7. Arters v. Sandoz Inc., 921 F. Supp.2d 813 (S.D. Ohio 2013).  An ugly decision from beginning to end, ignoring TwIqbal (literally, the opinion cites to Conley v. Gibson, 355 U.S. 41 (1957), which Twombly expressly “retired”), applying a presumption against preemption where it doesn’t belong, endorsing the “stop selling” argument later rejected in Bartlett, ignoring a state-law alternative design requirement, and improperly expanding state law in a diversity case by finding a heretofore elusive tort “duty” not to engage in off-label promotion.  We went through the spherical error in Arters here.

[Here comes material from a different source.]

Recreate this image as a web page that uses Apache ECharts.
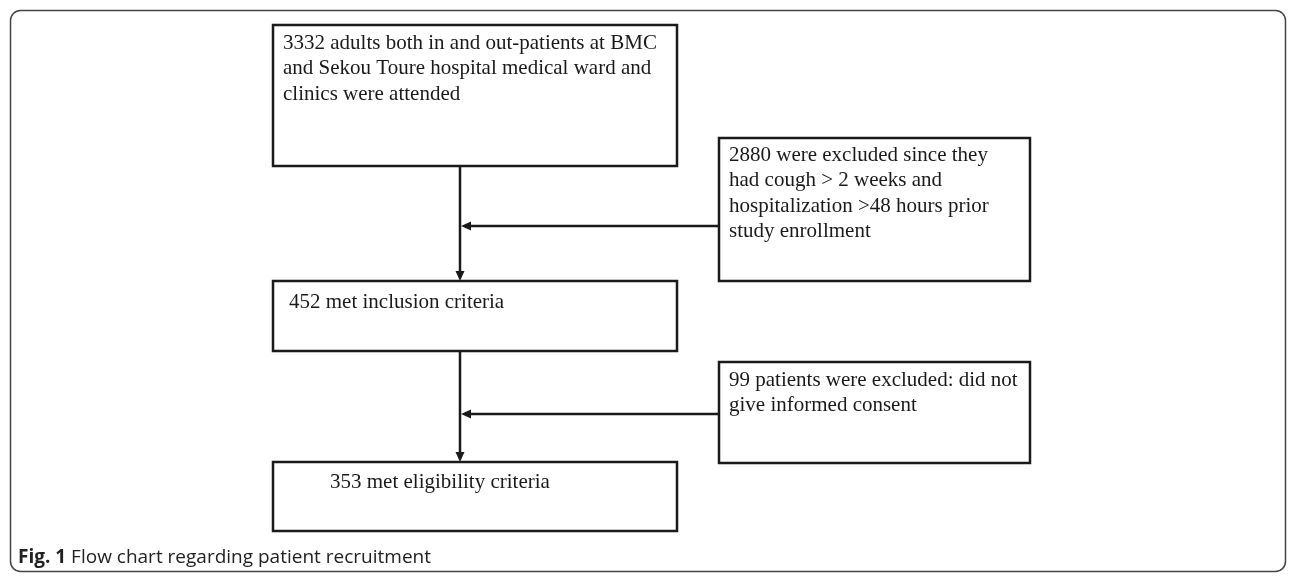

8. Neeley v. Wolters Kluwer Health, Inc., 2013 WL 3929059 (E.D. Mo. July 29, 2013).  We really don’t like it when federal courts make up new state-law causes of action.  It’s bad enough when they do it to their own states, so it’s even less justified when they do it to other states.  Then again, the other state might just ignore the loopy out-of-state prediction.  In Neeley a federal court in Missouri predicted that Kentucky would adopt publisher liability – a set of theories every state confronted with it has in fact rejected, as we pointed out hereNeeley then proceeded to mess up generic preemption as well, leaving design defect claims standing because they were based on “consumer expectations.” So what?  You can’t change the design without FDA approval, and the only way a defendant can be responsible for a physician’s “expectations” about the designs of a PMA medical devices is through the information supplied about it. For getting these two “big picture” issues wrong, Neeley lands on our bottom ten.

9. Ramirez v. Medtronic Inc., ___ F. Supp.2d ___, 2013 WL 4446913 (D. Ariz. Aug. 21, 2013). This is the ugliest off-label use case of the year.  Burdened by Stengel, the court viewed off-label promotion allegations as pretty much throwing Riegel preemption out the window – ruling that such promotion created a new “intended use” that the FDA didn’t regulate at all.  That’s totally at odds with how the FDA’s regulations actually treat warnings about risks of off-label use, but there you have it.  On top of that, Ramirez disagreed with the Second Circuit’s treatment of off-label use and off-label promotion in Caronia (2012 top ten #7).  We (or should we say the non-RS side, since RS represented the defendant) tried to avoid gagging when discussing Ramirez here.

10. McLane v. Ethicon Endo-Surgery, Inc., 2013 WL 5556147 (Mag. M.D. Fla. Oct. 8, 2013), terrible discovery result concerning “substantially equivalent” predicate devices.  McLane is our latest poster-child for why the Fed. R. Civ. P. 26 needs to be amended to eliminate its much abused “reasonably calculated to lead to admissible evidence” phrasing.  In McLane the court ordered discovery under that standard of not only other adverse events involving the actual device in question (cleared for marketing and labeling under §510k) but also about adverse events involving the device’s “substantially equivalent” predicate device – a device that in many cases could either no longer be on the market or else could be a product marketed by a totally uninvolved third party.  We carped about the fishing expedition allowed in McLane here.

So there they are. Hopefully none of these not-just-wrong-but-loud-wrong losses were yours – if so, we sympathize, since we know how it feels.  We considered several other candidates – coming closest to making the cut was Fulgenzi v. PLIVA, Inc., 711 F.3d 578 (6th Cir. 2013), but failure to update claims just aren’t likely to be all that widespread in the future.